Khalid Masood's criminal past is a common marker for recent jihadists, but the London attacker's age of 52 is unusual and there was little in his profile that could have given an early warning, experts said.
"There aren't any surprises," said Brooke Rogers, a terrorism researcher at the International Centre for the Study of Radicalisation (ICSR) at King's College London.
"The link to past criminality, we have seen that before," she told AFP, adding that if his reported stints in prison were confirmed, they could have been "a potential entry point for radicalisation".
Masood's age is the only outlier, as younger jihadists are "more the norm", but even that has been changing in recent years, Rogers said.
But Jason Burke, a Guardian journalist who has written extensively about Islamic extremism, said Masood's age was a "standout detail" as it made him nearly twice as old as most contemporary attackers.
Masood ploughed through dozens of pedestrians on Westminster Bridge on Wednesday, then ran out of his car armed with a knife and stabbed a police officer guarding parliament before being shot and killed.
Four people died in the attack.
Prime Minister Theresa May on Thursday said Masood had been known to the domestic intelligence agency MI5 as a "peripheral" figure several years ago "in relation to concerns about violent extremism".
But she said there was no early warning of his threat.
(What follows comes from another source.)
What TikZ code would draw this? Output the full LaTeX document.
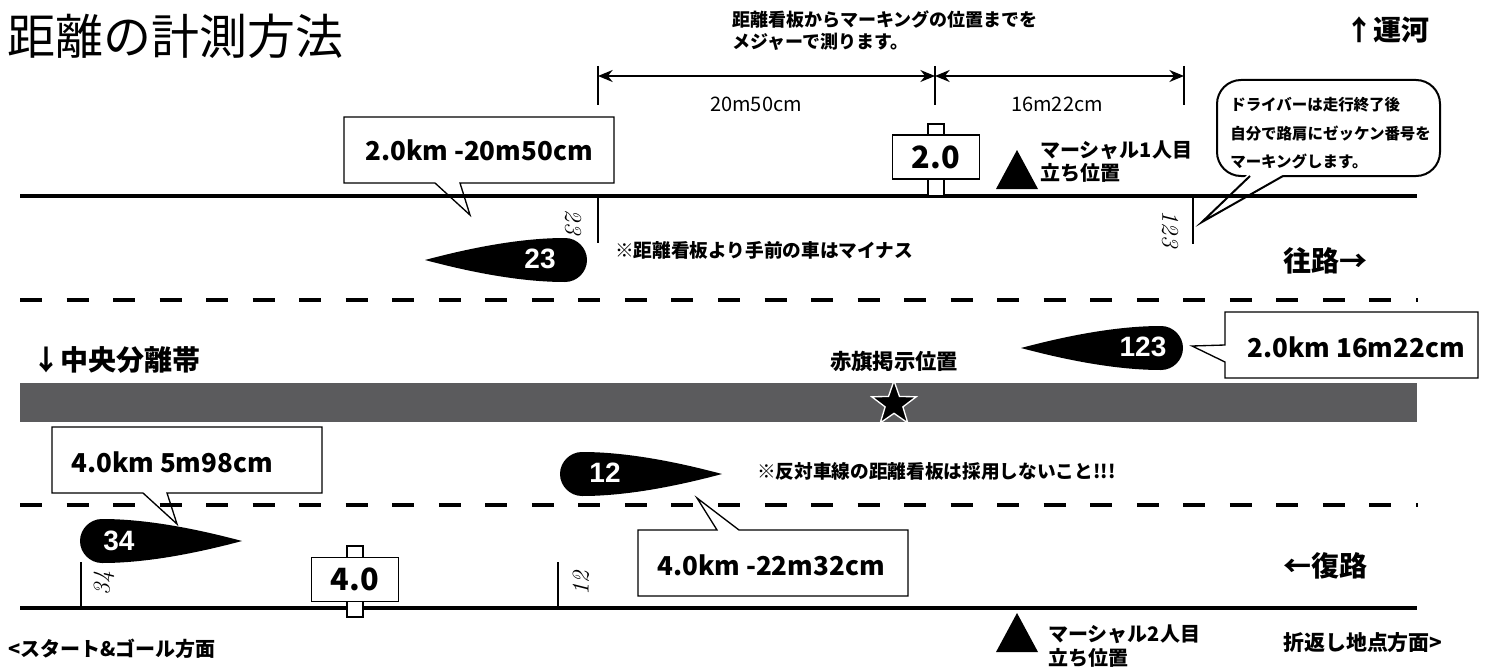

The history of jihadists with non terror-related criminal backgrounds is well documented.
In a report last year, the ICSR said prisons in Europe were a "breeding ground" for jihadist groups.
Some criminals see violent extremism as a form of redemption for their crimes, according to the study.
ICSR director Peter Neumann said at the time that "a lot of networking" for jihadists happens in prison.
Researchers from the ICSR compiled profiles of 79 European jihadists with criminal pasts from Belgium, Britain, Denmark, France, Germany and The Netherlands.
Of those studied, 57 percent had been incarcerated before being radicalised and 27 percent of those who spent time in prison were radicalised behind bars.
On Friday, Neumann said that "except for his age, Masood is exactly the kind of person" in the report.
Still, experts said there was little in his profile that could have marked him out as a threat ahead of time, after British media outlets reported that he was not on a list of 3,000 suspected extremists who were being regularly monitored by intelligence services.
James de Waal, a senior fellow in international security at the Chatham House think-tank, said the trouble was that the number of people radicalised in prison was "a very large group of people".
The answer, according to some experts, is greater monitoring of online activity and better communication with the public to encourage people to come forward about anyone with extremist views.
"We can step up security measures, we can have more armed police, but unless community engagement measures are as good, people like this man can fall through the cracks," said Lina Khatib, head of the Middle East and North Africa programme at Chatham House.
Britain's counter-terrorism strategy, known as CONTEST, includes the Prevent programme aimed at countering radicalisation.
As of 2015, there is now a legal obligation on doctors and teachers to report people showing signs of radicalisation.
But getting the public on board is more difficult.
Announcing investigation details on Friday, Britain's top counter-terrorism officer, Mark Rowley, made a strong appeal for anyone with information.
"There might well be people out there who did have concerns about Masood but weren't sure or didn't feel comfortable for whatever reason in passing information to us," he told reporters.
Rogers, at King's College, said that Britain did not have "thought police" and that the emphasis should be on more "upstream" intervention and community engagement.
"This is a lot about community awareness," she said.